Every line from the start of the records through the line with "from matplotlib.colors import" is to be written out exactly; pictures are not.

Provided data:
§

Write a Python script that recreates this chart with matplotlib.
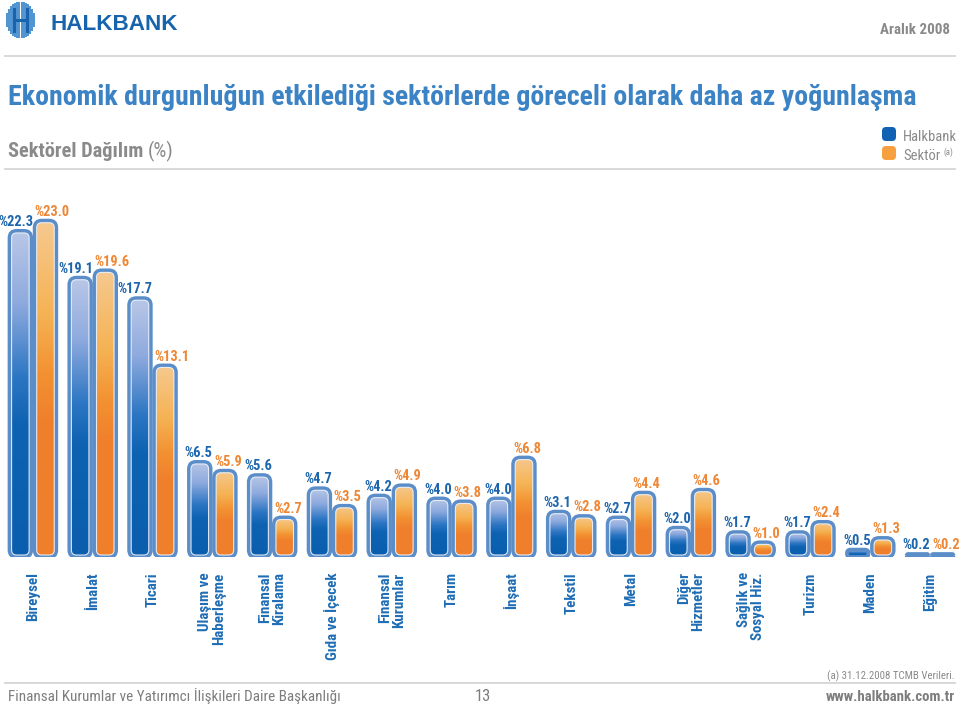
import numpy as np
import matplotlib
matplotlib.use('Agg')
import matplotlib.pyplot as plt
import matplotlib.font_manager as fm
from matplotlib.patches import FancyBboxPatch
from matplotlib.lines import Line2D
from matplotlib.colors import LinearSegmentedColormap

# --- data (%) ---
categories = ['Bireysel', 'İmalat', 'Ticari', 'Ulaşım ve\nHaberleşme', 'Finansal\nKiralama',
              'Gıda ve İçecek', 'Finansal\nKurumlar', 'Tarım', 'İnşaat', 'Tekstil', 'Metal',
              'Diğer\nHizmetler', 'Sağlık ve\nSosyal Hiz.', 'Turizm', 'Maden', 'Eğitim']
halkbank = [22.3, 19.1, 17.7, 6.5, 5.6, 4.7, 4.2, 4.0, 4.0, 3.1, 2.7, 2.0, 1.7, 1.7, 0.5, 0.2]
sektor = [23.0, 19.6, 13.1, 5.9, 2.7, 3.5, 4.9, 3.8, 6.8, 2.8, 4.4, 4.6, 1.0, 2.4, 1.3, 0.2]


# pick a narrow face if one is installed, else a plain sans
def pick_font():
    names = {f.name for f in fm.fontManager.ttflist}
    for p in ['Liberation Sans Narrow', 'Roboto Condensed', 'Noto Sans Condensed',
              'Open Sans Condensed', 'DejaVu Sans Condensed', 'Noto Sans SemiCondensed']:
        if p in names:
            return p, 'normal'
    for f in fm.fontManager.ttflist:
        if 'Condensed' in f.name or 'Narrow' in f.name:
            return f.name, 'normal'
    for f in fm.fontManager.ttflist:
        if str(f.stretch) in ('condensed', 'semi-condensed', 'extra-condensed'):
            return f.name, f.stretch
    return 'Roboto', 'normal'


FONT, STRETCH = pick_font()
plt.rcParams['font.family'] = [FONT, 'Roboto', 'DejaVu Sans']
plt.rcParams['font.stretch'] = STRETCH

W, H = 960, 707
fig = plt.figure(figsize=(W / 100, H / 100), dpi=100)
rend = fig.canvas.get_renderer()

BLUE_TXT = '#1d66ad'
ORANGE_TXT = '#ee8735'
GREY = '#8a8a8a'
EDGE = '#5b8ec9'

blue_cm = LinearSegmentedColormap.from_list('b', [(0, '#b9c7e7'), (0.22, '#8eaade'),
                                                  (0.45, '#2c76c3'), (0.6, '#0d62b2'), (1, '#0b5eae')])
orange_cm = LinearSegmentedColormap.from_list('o', [(0, '#f6c98f'), (0.28, '#f5b253'),
                                                    (0.45, '#f39232'), (0.6, '#f07f2c'), (1, '#f0802c')])


def size_for(s, wpx, **kw):
    # font size that makes string s about wpx pixels wide
    t = fig.text(0, 0, s, fontsize=10, **kw)
    w = t.get_window_extent(rend).width
    t.remove()
    return 10 * wpx / w


def fit(t, wpx):
    w = t.get_window_extent(rend).width
    t.set_fontsize(t.get_fontsize() * wpx / w)
    return t


# axes placed in pixel terms
ax_l, ax_r, ax_t, ax_b = 3, 960, 190, 557
ax = fig.add_axes([ax_l / W, 1 - ax_b / H, (ax_r - ax_l) / W, (ax_b - ax_t) / H])
ymax = 25.1
n = len(categories)
xpu = (ax_r - ax_l) / n
ypu = (ax_b - ax_t) / ymax
aspect = xpu / ypu

bw = 0.36
off = 0.21


def rbar(xc, h, cmap):
    x0 = xc - bw / 2
    hpx = h * ypu
    rpx = min(7.0, bw * xpu / 2, hpx / 2)
    outer = FancyBboxPatch((x0, 0), bw, h, boxstyle='round,pad=0,rounding_size=%f' % (rpx / xpu),
                           mutation_aspect=aspect, fc='none', ec=EDGE, lw=2.8, zorder=4)
    ax.add_patch(outer)
    grad = cmap(np.linspace(0, 1, 120))[:, None, :]
    im = ax.imshow(grad, extent=(x0, x0 + bw, 0, h), aspect='auto', origin='upper',
                   interpolation='bilinear', zorder=3)
    im.set_clip_path(outer)
    if hpx > 8:
        ix, iy = 2.0 / xpu, 2.0 / ypu
        ri = max(rpx - 2.0, 1.0)
        inner = FancyBboxPatch((x0 + ix, iy), bw - 2 * ix, h - 2 * iy,
                               boxstyle='round,pad=0,rounding_size=%f' % (ri / xpu),
                               mutation_aspect=aspect, fc='none', ec='#eef2fa', lw=0.8,
                               alpha=0.9, zorder=5)
        ax.add_patch(inner)


val_fs = size_for('%4.0', 28, fontweight='bold')
cat_fs = size_for('Bireysel', 49, fontweight='bold')

x = np.arange(n)
for i in range(n):
    rbar(x[i] - off, halkbank[i], blue_cm)
    rbar(x[i] + off, sektor[i], orange_cm)
    ax.annotate('%%%.1f' % halkbank[i], xy=(x[i] - off + bw / 2, halkbank[i]), xytext=(1.5, 3.5),
                textcoords='offset points', ha='right', va='baseline', color=BLUE_TXT,
                fontsize=val_fs, fontweight='bold', zorder=6, annotation_clip=False)
    ax.annotate('%%%.1f' % sektor[i], xy=(x[i] + off - bw / 2, sektor[i]), xytext=(0, 3.5),
                textcoords='offset points', ha='left', va='baseline', color=ORANGE_TXT,
                fontsize=val_fs, fontweight='bold', zorder=6, annotation_clip=False)
    ax.annotate(categories[i], xy=(x[i], 0), xytext=(0, -11), textcoords='offset points',
                rotation=90, ha='center', va='top', multialignment='right', linespacing=1.0,
                color='#1f6db5', fontsize=cat_fs, fontweight='bold', annotation_clip=False)

ax.set_xlim(-0.5, n - 0.5)
ax.set_ylim(0, ymax)
ax.axis('off')


# --- header / footer ---
def fy(y):
    return 1 - y / H


for yl in (56, 169, 683):
    fig.add_artist(Line2D([5 / W, 955 / W], [fy(yl), fy(yl)], color='#d6d6d6', lw=1.3))

# logo stripes
lg = fig.add_axes([5 / W, fy(38), 31 / W, 36 / H])
stripe_h = [14, 22, 28, 32, 34, 36, 36, 36, 36, 34, 32, 28, 22, 14]
for k, sh in enumerate(stripe_h):
    lg.plot([k, k], [18 - sh / 2, 18 + sh / 2], color='#4f93cf', lw=1.4, solid_capstyle='butt')
lg.plot([3.5, 3.5], [7, 29], color='#1764ad', lw=2.2)
lg.plot([9.5, 9.5], [7, 29], color='#1764ad', lw=2.2)
lg.plot([3.5, 9.5], [18, 18], color='#1764ad', lw=2.2)
lg.set_xlim(-0.8, len(stripe_h) - 0.2)
lg.set_ylim(0, 36)
lg.axis('off')

fit(fig.text(50 / W, fy(30), 'HALKBANK', family=['Liberation Sans', 'DejaVu Sans'], stretch='normal',
             fontweight='bold', color='#1764ad', fontsize=16, va='baseline'), 128)
fit(fig.text(950 / W, fy(34), 'Aralık 2008', ha='right', va='baseline', color=GREY,
             fontweight='bold', fontsize=12), 70)
fit(fig.text(8 / W, fy(105), 'Ekonomik durgunluğun etkilediği sektörlerde göreceli olarak daha az yoğunlaşma',
             va='baseline', color='#3b83c5', fontweight='bold', fontsize=20), 905)
t1 = fit(fig.text(8 / W, fy(157), 'Sektörel Dağılım', va='baseline', color=GREY,
                  fontweight='bold', fontsize=15), 136)
e1 = t1.get_window_extent(rend)
fig.text((e1.x1 + 4) / W, fy(157), '(%)', va='baseline', color=GREY, fontsize=t1.get_fontsize())

# legend
for yy, c in ((127, '#1262b3'), (146, '#f7a040')):
    fig.add_artist(FancyBboxPatch((882 / W, fy(yy + 14)), 14 / W, 14 / H,
                                  boxstyle='round,pad=0,rounding_size=%f' % (4 / W),
                                  mutation_aspect=W / H, transform=fig.transFigure, fc=c, ec='none'))
leg_fs = min(13, size_for('Halkbank', 54))
fig.text(903 / W, fy(141), 'Halkbank', va='baseline', color=GREY, fontsize=leg_fs)
ts = fig.text(903 / W, fy(160), 'Sektör', va='baseline', color=GREY, fontsize=leg_fs)
es = ts.get_window_extent(rend)
fig.text((es.x1 + 3) / W, fy(155), '(a)', va='baseline', color=GREY, fontsize=leg_fs * 0.6)

fit(fig.text(955 / W, fy(679), '(a) 31.12.2008 TCMB Verileri.', ha='right', va='baseline',
             color=GREY, fontsize=9), 128)
tf = fit(fig.text(8 / W, fy(701), 'Finansal Kurumlar ve Yatırımcı İlişkileri Daire Başkanlığı',
                  va='baseline', color='#7d7d7d', fontsize=13), 330)
fig.text(483 / W, fy(701), '13', ha='center', va='baseline', color='#7d7d7d',
         fontsize=tf.get_fontsize() * 1.1)
fit(fig.text(955 / W, fy(701), 'www.halkbank.com.tr', ha='right', va='baseline',
             color='#7d7d7d', fontweight='bold', fontsize=13), 128)

fig.savefig('out.png', dpi=100)
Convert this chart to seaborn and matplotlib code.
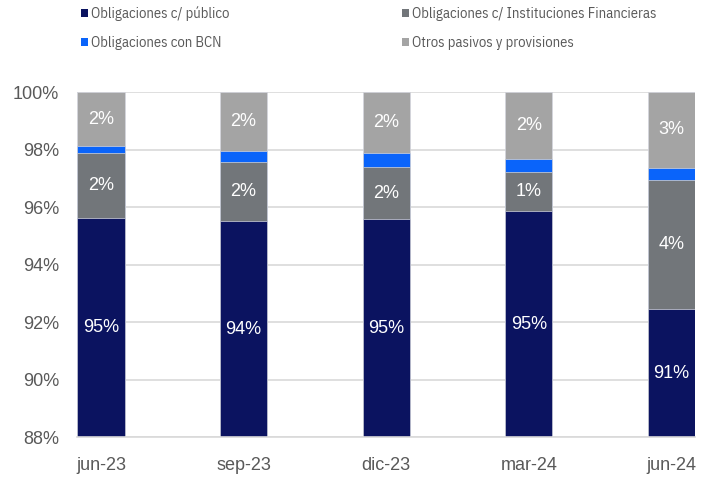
import numpy as np
import pandas as pd
import matplotlib.pyplot as plt
import seaborn as sns
from matplotlib.patches import Patch

# -----------------------------
# Datos
# -----------------------------
fechas = ["jun-23", "sep-23", "dic-23", "mar-24", "jun-24"]
publico = [95.62, 95.53, 95.58, 95.88, 92.46]
instituciones = [2.26, 2.06, 1.83, 1.34, 4.49]
bcn = [0.26, 0.37, 0.48, 0.46, 0.43]
otros = [1.86, 2.04, 2.11, 2.32, 2.62]

lbl_publico = ["95%", "94%", "95%", "95%", "91%"]
lbl_inst = ["2%", "2%", "2%", "1%", "4%"]
lbl_otros = ["2%", "2%", "2%", "2%", "3%"]

series = ["Obligaciones c/ público", "Obligaciones c/ Instituciones Financieras",
          "Obligaciones con BCN", "Otros pasivos y provisiones"]
colores = ["#0b1360", "#72767a", "#0a64fa", "#a4a4a4"]

df = pd.DataFrame({"fecha": fechas, "publico": publico, "inst": instituciones,
                   "bcn": bcn, "otros": otros})
df["c1"] = df["publico"]
df["c2"] = df["c1"] + df["inst"]
df["c3"] = df["c2"] + df["bcn"]
df["c4"] = df["c3"] + df["otros"]

# -----------------------------
# Estilo
# -----------------------------
sns.set_style("white")
plt.rcParams["font.family"] = ["Liberation Sans", "DejaVu Sans"]

w = 0.3317
fig = plt.figure(figsize=(7.12, 4.8), dpi=100)
ax = fig.add_axes([0.1086, 0.0890, 0.8676, 0.71875])

# barras apiladas: de la suma total hacia abajo
for col, color in zip(["c4", "c3", "c2", "c1"], colores[::-1]):
    sns.barplot(data=df, x="fecha", y=col, color=color, width=w, ax=ax,
                saturation=1, edgecolor="#d4d6de", linewidth=0.5, errorbar=None)

ax.set_ylim(88, 100)
ax.set_xlim(-w / 2, len(fechas) - 1 + w / 2)
ax.set_yticks(np.arange(88, 101, 2))
ax.set_yticklabels([f"{v}%" for v in range(88, 101, 2)])
ax.set_xlabel("")
ax.set_ylabel("")

ax.yaxis.grid(True, color="#d9d9d9", linewidth=1.2)
ax.set_axisbelow(True)
for s in ["top", "right", "left"]:
    ax.spines[s].set_visible(False)
ax.spines["bottom"].set_color("#d9d9d9")
ax.spines["bottom"].set_linewidth(1.2)

ax.tick_params(axis="y", length=0, pad=13, labelsize=13, labelcolor="#595959")
ax.tick_params(axis="x", which="major", length=0, pad=14, labelsize=13,
               labelcolor="#595959")
ax.set_xticks([i - w / 2 for i in range(len(fechas))], minor=True)
ax.tick_params(axis="x", which="minor", length=5, width=1.2, color="#d9d9d9")

# etiquetas
for i in range(len(fechas)):
    ax.text(i, (88 + df["c1"][i]) / 2, lbl_publico[i], ha="center", va="center",
            color="white", fontsize=13)
    ax.text(i, (df["c1"][i] + df["c2"][i]) / 2, lbl_inst[i], ha="center",
            va="center", color="white", fontsize=13)
    ax.text(i, (df["c3"][i] + df["c4"][i]) / 2, lbl_otros[i], ha="center",
            va="center", color="white", fontsize=13)

orden = [0, 2, 1, 3]
handles = [Patch(facecolor=colores[k], edgecolor="none", label=series[k]) for k in orden]
fig.legend(handles=handles, loc="upper left", bbox_to_anchor=(0.1133, 0.9875),
           ncol=2, frameon=False, handlelength=0.5, handleheight=0.5,
           handletextpad=0.23, columnspacing=11.8, labelspacing=1.06, borderpad=0,
           borderaxespad=0,
           prop={"family": ["IBM Plex Sans Condensed", "Liberation Sans"], "size": 10.5},
           labelcolor="#595959")

fig.savefig("out.png", dpi=100)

§

Exercise output:
Write a Python script that recreates this chart with matplotlib.
import numpy as np
import matplotlib
matplotlib.use('Agg')
import matplotlib.pyplot as plt
import matplotlib.font_manager as fm
from matplotlib.patches import FancyBboxPatch
from matplotlib.lines import Line2D
from matplotlib.colors import LinearSegmentedColormap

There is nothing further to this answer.